## Written request
Return the listing below unchanged, minus its pictures.

## Available data
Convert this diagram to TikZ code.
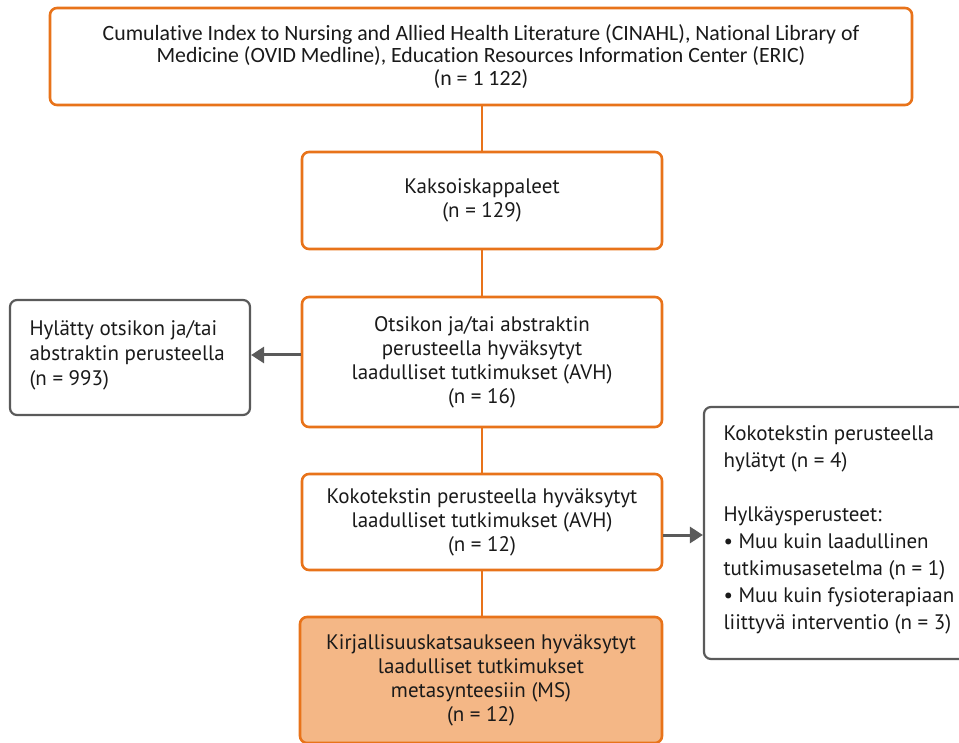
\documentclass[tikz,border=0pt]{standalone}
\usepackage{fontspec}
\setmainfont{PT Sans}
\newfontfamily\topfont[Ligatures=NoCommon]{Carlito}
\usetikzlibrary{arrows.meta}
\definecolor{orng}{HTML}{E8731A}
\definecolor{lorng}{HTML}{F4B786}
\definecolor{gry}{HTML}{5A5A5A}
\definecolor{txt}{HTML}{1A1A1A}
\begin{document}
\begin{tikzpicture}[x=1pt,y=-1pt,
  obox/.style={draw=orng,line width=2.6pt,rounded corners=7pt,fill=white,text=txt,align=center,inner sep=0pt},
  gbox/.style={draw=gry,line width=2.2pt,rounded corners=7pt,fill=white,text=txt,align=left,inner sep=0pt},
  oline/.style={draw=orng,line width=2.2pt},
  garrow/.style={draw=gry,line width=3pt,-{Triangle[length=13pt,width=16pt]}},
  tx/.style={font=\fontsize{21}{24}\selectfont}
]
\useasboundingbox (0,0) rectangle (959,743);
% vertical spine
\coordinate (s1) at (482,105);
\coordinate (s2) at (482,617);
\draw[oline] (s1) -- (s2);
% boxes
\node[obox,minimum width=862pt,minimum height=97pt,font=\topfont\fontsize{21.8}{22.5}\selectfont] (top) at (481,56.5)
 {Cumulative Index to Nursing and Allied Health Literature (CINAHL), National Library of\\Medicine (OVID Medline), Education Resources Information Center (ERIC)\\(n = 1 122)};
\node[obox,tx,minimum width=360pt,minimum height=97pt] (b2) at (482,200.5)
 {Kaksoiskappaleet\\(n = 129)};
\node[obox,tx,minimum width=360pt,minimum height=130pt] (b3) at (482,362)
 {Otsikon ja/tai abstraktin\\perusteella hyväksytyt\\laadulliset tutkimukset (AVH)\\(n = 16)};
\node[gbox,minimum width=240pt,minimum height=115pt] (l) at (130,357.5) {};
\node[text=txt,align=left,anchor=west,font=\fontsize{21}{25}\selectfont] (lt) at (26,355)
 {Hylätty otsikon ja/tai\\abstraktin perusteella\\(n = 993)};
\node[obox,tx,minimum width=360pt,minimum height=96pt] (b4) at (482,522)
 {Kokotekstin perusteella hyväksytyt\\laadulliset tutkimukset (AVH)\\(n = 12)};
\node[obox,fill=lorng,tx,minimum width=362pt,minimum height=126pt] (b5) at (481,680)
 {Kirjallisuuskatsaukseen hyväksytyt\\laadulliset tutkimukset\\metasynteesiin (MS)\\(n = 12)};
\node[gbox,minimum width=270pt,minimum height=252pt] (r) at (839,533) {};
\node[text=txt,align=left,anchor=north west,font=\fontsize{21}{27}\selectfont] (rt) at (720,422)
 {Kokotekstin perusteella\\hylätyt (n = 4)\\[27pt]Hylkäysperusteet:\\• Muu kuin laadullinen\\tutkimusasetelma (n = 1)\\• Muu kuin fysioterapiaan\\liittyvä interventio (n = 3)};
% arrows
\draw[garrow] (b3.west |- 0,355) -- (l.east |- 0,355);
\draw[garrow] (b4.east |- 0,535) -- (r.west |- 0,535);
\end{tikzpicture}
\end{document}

## Written response
Convert this diagram to TikZ code.
\documentclass[tikz,border=0pt]{standalone}
\usepackage{fontspec}
\setmainfont{PT Sans}
\newfontfamily\topfont[Ligatures=NoCommon]{Carlito}
\usetikzlibrary{arrows.meta}
\definecolor{orng}{HTML}{E8731A}
\definecolor{lorng}{HTML}{F4B786}
\definecolor{gry}{HTML}{5A5A5A}
\definecolor{txt}{HTML}{1A1A1A}
\begin{document}
\begin{tikzpicture}[x=1pt,y=-1pt,
  obox/.style={draw=orng,line width=2.6pt,rounded corners=7pt,fill=white,text=txt,align=center,inner sep=0pt},
  gbox/.style={draw=gry,line width=2.2pt,rounded corners=7pt,fill=white,text=txt,align=left,inner sep=0pt},
  oline/.style={draw=orng,line width=2.2pt},
  garrow/.style={draw=gry,line width=3pt,-{Triangle[length=13pt,width=16pt]}},
  tx/.style={font=\fontsize{21}{24}\selectfont}
]
\useasboundingbox (0,0) rectangle (959,743);
% vertical spine
\coordinate (s1) at (482,105);
\coordinate (s2) at (482,617);
\draw[oline] (s1) -- (s2);
% boxes
\node[obox,minimum width=862pt,minimum height=97pt,font=\topfont\fontsize{21.8}{22.5}\selectfont] (top) at (481,56.5)
 {Cumulative Index to Nursing and Allied Health Literature (CINAHL), National Library of\\Medicine (OVID Medline), Education Resources Information Center (ERIC)\\(n = 1 122)};
\node[obox,tx,minimum width=360pt,minimum height=97pt] (b2) at (482,200.5)
 {Kaksoiskappaleet\\(n = 129)};
\node[obox,tx,minimum width=360pt,minimum height=130pt] (b3) at (482,362)
 {Otsikon ja/tai abstraktin\\perusteella hyväksytyt\\laadulliset tutkimukset (AVH)\\(n = 16)};
\node[gbox,minimum width=240pt,minimum height=115pt] (l) at (130,357.5) {};
\node[text=txt,align=left,anchor=west,font=\fontsize{21}{25}\selectfont] (lt) at (26,355)
 {Hylätty otsikon ja/tai\\abstraktin perusteella\\(n = 993)};
\node[obox,tx,minimum width=360pt,minimum height=96pt] (b4) at (482,522)
 {Kokotekstin perusteella hyväksytyt\\laadulliset tutkimukset (AVH)\\(n = 12)};
\node[obox,fill=lorng,tx,minimum width=362pt,minimum height=126pt] (b5) at (481,680)
 {Kirjallisuuskatsaukseen hyväksytyt\\laadulliset tutkimukset\\metasynteesiin (MS)\\(n = 12)};
\node[gbox,minimum width=270pt,minimum height=252pt] (r) at (839,533) {};
\node[text=txt,align=left,anchor=north west,font=\fontsize{21}{27}\selectfont] (rt) at (720,422)
 {Kokotekstin perusteella\\hylätyt (n = 4)\\[27pt]Hylkäysperusteet:\\• Muu kuin laadullinen\\tutkimusasetelma (n = 1)\\• Muu kuin fysioterapiaan\\liittyvä interventio (n = 3)};
% arrows
\draw[garrow] (b3.west |- 0,355) -- (l.east |- 0,355);
\draw[garrow] (b4.east |- 0,535) -- (r.west |- 0,535);
\end{tikzpicture}
\end{document}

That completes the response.